What is needed: How many lines in the records below contain the word "that"? Give only the number.

Extracted information:
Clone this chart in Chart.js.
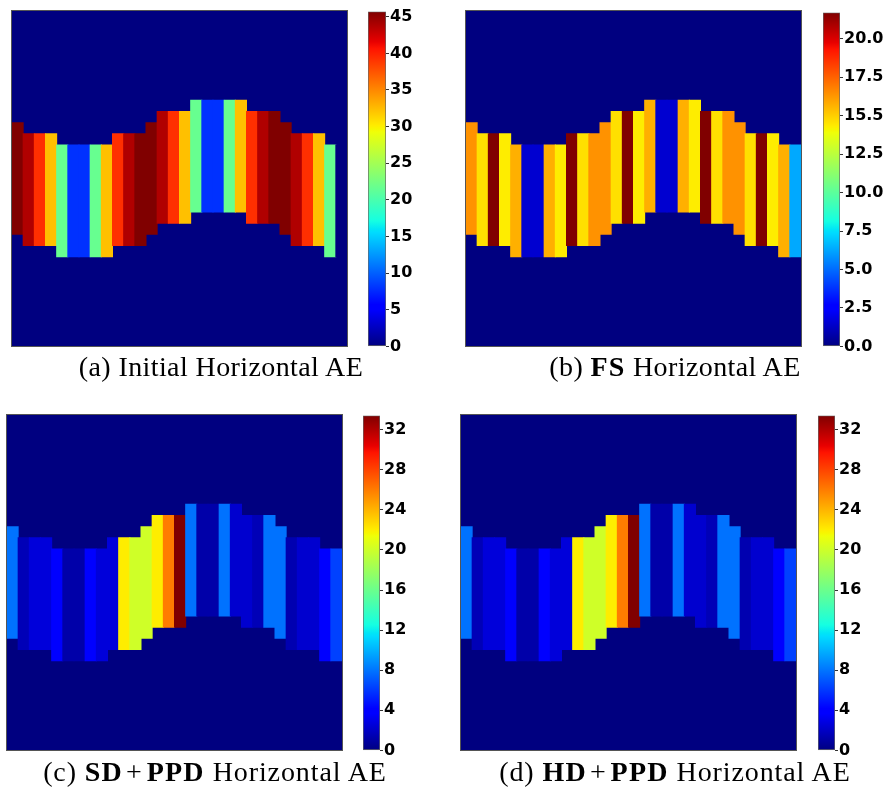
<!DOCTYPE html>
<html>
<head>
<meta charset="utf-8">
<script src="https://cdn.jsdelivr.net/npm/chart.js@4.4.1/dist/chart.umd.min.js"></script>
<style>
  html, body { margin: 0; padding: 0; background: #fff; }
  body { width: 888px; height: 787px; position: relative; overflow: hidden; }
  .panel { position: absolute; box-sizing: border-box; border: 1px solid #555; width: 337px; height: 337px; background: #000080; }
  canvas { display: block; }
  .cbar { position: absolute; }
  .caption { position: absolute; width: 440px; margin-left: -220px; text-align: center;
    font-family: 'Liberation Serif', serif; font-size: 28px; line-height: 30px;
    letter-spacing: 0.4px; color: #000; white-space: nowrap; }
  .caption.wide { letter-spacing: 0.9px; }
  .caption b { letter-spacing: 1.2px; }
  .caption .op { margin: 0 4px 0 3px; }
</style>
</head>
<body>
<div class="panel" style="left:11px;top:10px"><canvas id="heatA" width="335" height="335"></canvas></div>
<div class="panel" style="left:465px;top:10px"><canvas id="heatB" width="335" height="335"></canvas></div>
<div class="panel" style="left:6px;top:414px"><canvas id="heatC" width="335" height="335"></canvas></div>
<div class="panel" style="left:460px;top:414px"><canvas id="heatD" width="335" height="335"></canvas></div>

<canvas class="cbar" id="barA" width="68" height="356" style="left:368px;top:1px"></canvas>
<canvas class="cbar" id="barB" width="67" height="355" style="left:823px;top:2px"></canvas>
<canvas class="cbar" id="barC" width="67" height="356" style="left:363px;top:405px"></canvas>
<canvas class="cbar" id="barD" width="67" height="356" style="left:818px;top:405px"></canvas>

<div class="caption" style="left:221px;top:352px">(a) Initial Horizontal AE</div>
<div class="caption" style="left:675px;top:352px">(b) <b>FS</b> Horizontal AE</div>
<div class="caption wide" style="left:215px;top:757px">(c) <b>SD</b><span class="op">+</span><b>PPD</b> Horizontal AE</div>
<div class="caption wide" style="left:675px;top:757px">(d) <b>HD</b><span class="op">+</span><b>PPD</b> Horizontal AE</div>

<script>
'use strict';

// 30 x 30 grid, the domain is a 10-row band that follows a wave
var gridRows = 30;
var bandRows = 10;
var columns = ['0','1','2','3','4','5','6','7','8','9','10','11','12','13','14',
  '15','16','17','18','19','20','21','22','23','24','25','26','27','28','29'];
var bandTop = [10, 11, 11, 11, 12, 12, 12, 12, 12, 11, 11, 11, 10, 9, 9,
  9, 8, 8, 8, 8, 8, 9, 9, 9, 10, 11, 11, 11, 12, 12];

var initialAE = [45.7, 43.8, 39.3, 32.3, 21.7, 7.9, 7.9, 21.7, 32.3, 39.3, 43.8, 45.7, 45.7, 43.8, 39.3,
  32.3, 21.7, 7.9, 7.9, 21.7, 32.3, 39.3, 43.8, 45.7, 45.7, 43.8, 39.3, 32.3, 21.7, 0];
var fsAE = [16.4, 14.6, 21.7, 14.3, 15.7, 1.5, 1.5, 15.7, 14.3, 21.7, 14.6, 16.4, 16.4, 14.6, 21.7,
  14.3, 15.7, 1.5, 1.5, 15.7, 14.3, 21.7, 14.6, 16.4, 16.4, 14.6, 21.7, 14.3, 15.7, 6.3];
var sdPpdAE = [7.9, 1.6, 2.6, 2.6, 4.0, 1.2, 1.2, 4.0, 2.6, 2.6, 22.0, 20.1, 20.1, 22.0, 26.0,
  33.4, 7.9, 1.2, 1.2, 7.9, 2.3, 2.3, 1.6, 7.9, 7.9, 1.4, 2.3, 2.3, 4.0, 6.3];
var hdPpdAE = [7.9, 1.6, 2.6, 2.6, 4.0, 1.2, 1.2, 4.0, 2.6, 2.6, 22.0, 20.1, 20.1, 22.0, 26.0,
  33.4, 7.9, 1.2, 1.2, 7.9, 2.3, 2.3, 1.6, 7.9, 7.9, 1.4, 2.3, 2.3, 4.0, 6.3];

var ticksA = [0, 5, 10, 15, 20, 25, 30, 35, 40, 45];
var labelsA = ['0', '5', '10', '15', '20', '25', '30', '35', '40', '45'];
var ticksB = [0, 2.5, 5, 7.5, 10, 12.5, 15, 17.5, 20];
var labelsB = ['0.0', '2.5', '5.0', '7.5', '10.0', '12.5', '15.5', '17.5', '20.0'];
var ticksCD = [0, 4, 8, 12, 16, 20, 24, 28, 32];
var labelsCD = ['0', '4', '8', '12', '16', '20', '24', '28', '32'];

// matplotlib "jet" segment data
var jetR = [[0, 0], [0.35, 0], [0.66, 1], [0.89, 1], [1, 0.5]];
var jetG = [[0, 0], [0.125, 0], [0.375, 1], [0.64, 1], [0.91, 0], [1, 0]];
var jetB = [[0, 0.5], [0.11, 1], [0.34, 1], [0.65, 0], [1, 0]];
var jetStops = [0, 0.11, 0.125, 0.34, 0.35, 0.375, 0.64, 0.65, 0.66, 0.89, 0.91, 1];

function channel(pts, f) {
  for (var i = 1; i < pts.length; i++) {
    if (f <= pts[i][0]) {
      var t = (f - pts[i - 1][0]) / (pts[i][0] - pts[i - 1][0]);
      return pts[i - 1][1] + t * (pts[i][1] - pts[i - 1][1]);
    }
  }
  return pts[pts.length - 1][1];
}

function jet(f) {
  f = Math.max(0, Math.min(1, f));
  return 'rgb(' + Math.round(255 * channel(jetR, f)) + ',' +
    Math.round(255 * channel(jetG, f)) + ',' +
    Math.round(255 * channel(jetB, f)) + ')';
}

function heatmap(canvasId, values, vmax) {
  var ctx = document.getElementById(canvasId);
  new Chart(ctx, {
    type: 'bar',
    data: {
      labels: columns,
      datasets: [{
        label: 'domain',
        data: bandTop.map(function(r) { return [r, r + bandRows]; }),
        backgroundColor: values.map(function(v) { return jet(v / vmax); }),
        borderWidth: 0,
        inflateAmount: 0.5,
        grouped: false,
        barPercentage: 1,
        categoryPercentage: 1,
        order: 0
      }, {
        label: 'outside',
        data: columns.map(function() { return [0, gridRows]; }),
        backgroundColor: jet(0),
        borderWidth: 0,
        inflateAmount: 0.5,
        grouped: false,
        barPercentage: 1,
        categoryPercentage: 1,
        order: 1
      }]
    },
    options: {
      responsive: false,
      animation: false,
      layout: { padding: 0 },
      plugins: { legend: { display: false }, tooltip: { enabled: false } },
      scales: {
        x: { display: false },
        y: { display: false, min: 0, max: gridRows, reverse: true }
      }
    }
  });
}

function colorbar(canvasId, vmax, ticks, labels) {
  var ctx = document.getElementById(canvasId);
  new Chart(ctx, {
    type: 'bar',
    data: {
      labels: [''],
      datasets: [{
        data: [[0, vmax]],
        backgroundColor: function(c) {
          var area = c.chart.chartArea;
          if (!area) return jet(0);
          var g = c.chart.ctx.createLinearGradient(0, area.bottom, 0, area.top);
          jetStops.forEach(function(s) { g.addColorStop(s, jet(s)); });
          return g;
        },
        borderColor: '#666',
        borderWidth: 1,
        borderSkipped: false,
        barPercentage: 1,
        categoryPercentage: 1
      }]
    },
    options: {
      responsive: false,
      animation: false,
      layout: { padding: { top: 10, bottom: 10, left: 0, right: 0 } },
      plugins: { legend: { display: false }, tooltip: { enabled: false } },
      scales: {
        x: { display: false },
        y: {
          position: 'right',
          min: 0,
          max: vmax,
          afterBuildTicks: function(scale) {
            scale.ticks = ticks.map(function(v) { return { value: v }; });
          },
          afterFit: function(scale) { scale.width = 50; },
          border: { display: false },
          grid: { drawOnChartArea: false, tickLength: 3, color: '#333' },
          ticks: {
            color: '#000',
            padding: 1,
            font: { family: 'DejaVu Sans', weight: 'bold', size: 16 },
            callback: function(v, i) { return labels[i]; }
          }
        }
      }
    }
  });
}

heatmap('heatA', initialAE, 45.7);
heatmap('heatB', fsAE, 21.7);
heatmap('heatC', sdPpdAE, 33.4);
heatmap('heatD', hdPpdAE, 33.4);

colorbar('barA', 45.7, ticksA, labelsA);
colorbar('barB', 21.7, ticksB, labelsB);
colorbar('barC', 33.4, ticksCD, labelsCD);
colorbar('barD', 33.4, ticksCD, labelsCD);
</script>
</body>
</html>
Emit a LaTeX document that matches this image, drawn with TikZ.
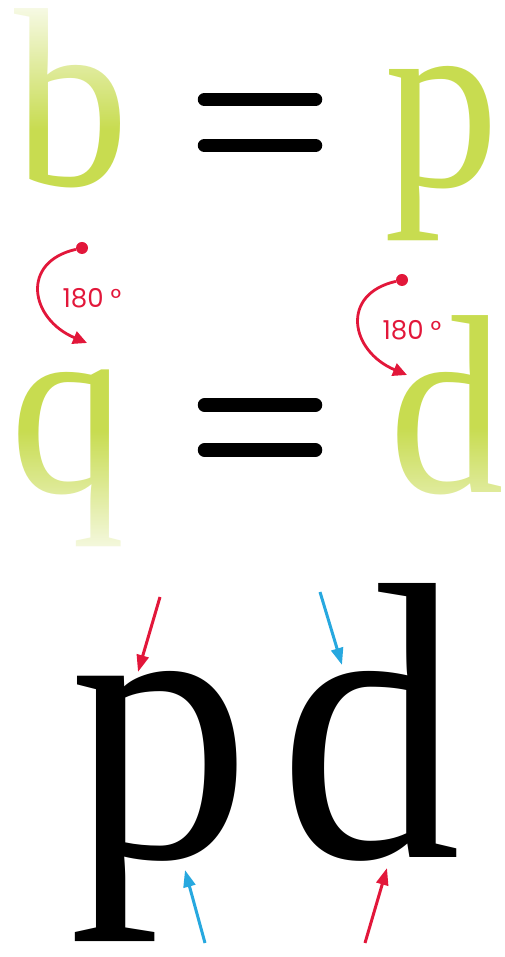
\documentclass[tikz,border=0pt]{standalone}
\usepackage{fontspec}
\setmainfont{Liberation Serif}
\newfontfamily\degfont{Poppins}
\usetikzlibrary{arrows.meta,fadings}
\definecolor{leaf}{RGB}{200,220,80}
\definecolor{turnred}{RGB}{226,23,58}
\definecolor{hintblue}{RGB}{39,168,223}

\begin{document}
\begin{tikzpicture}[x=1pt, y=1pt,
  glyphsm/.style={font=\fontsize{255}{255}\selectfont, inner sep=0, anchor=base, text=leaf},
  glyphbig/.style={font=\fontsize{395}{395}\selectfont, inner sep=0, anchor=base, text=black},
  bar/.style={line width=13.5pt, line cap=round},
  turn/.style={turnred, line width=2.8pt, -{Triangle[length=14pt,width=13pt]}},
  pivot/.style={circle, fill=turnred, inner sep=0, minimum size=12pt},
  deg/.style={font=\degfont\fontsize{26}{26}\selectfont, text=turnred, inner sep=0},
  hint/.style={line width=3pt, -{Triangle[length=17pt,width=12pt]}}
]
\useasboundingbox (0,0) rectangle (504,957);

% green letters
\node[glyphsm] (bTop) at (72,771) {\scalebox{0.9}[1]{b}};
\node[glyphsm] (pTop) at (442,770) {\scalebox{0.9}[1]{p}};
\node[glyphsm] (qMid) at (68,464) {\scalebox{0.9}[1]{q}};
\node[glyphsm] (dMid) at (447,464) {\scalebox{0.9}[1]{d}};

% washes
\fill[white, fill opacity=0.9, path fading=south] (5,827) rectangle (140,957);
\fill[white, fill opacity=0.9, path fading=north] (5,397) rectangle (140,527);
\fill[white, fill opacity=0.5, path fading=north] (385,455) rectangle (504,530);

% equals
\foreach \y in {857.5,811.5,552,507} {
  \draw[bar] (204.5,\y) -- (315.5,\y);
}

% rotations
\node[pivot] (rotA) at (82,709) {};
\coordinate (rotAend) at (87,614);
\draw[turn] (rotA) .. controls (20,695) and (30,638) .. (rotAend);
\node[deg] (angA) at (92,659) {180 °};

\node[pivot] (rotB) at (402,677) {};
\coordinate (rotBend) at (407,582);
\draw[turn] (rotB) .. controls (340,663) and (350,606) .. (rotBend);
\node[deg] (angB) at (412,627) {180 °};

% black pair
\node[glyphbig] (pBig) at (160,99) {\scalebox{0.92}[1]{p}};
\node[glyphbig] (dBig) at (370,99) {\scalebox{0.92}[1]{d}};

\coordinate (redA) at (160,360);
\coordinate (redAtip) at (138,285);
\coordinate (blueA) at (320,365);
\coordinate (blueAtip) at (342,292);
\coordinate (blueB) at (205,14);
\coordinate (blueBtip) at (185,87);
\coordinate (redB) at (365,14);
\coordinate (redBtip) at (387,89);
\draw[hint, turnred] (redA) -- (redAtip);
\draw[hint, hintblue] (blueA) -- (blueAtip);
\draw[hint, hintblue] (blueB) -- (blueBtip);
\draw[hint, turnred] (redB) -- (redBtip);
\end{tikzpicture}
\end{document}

Exercise solution: 2